Hi,
I'm developing an app to crawl the web using c# and the HtmlAgilityPack dll. It basically loads a html document and scans for links then loads all the linked documents, and this happens recursively.
Initially it was all single threaded (just to prove the concept worked), but was only processing around 600 pages per hour. The obvious bottleneck was that it took say 2 seconds to download a page and then 2 seconds to process the data and it would be far mor efficient to be able to download while the current page is being processed. This lead me to do a little multithreading.
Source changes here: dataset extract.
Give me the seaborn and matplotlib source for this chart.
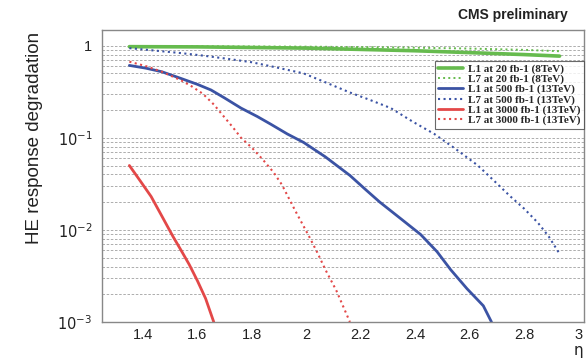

OK, so attempt 1 was something like this
//Psuedo-codey
class document
{
public document(string url)
{
thread = new thread(new threadstart(load(url));
thread.start();
}
public void load(url)
{
LoadDocumentFromUrl;
ScanDocForLinks;
foreach (link in document_links)
{
document doc = new document(link.url);
}
}
}
Now this was waaaaaaaaay faster. BUT as you can imagine this spawned loads of unterminated thread and around the 1500 mark I get an exception saying that Start could not start a new thread. So I modified the code above thus:
//Psuedo-codey
class document
{
public document(string url)
{
thread = new thread(new threadstart(load(url));
thread.start();
while (thread.IsAlive);
foreach (link in document_links)
{
document doc = new document(link.url);
}
}
public void load(url)
{
LoadDocumentFromUrl;
ScanDocForLinks;
}
}
The difference being that the thread finishes before spawning new ones - obviosuly this will still ultimately spawn a lot of threads, but at least they will terminate and the rate of self-destruction will be much slower. however like this the app is the same speed as being single threaded, as were doing way more in the main thread, to wait for the thread to end.
After using the 1st attempt (and seeing the possible speed) I'm not really convinced I can live with the 2nd version or even a single threaded version. BUT I cant seem to find a way to make it work. What would be really nice would be if I could throw an event when the thread ends, (I was going to try this by inheriting from the thread class, but its sealed). Ive also tried puttin in abort() in the load() method, but the exeption is raised,but the thread still seems to go on (stepping through and monitoring the thread count in taskmgr).
Does anyone have any ideas?
Neil
WHATCHA GONNA DO WHEN THE LARGEST ARMS IN THE WORLD RUN WILD ON YOU?!?!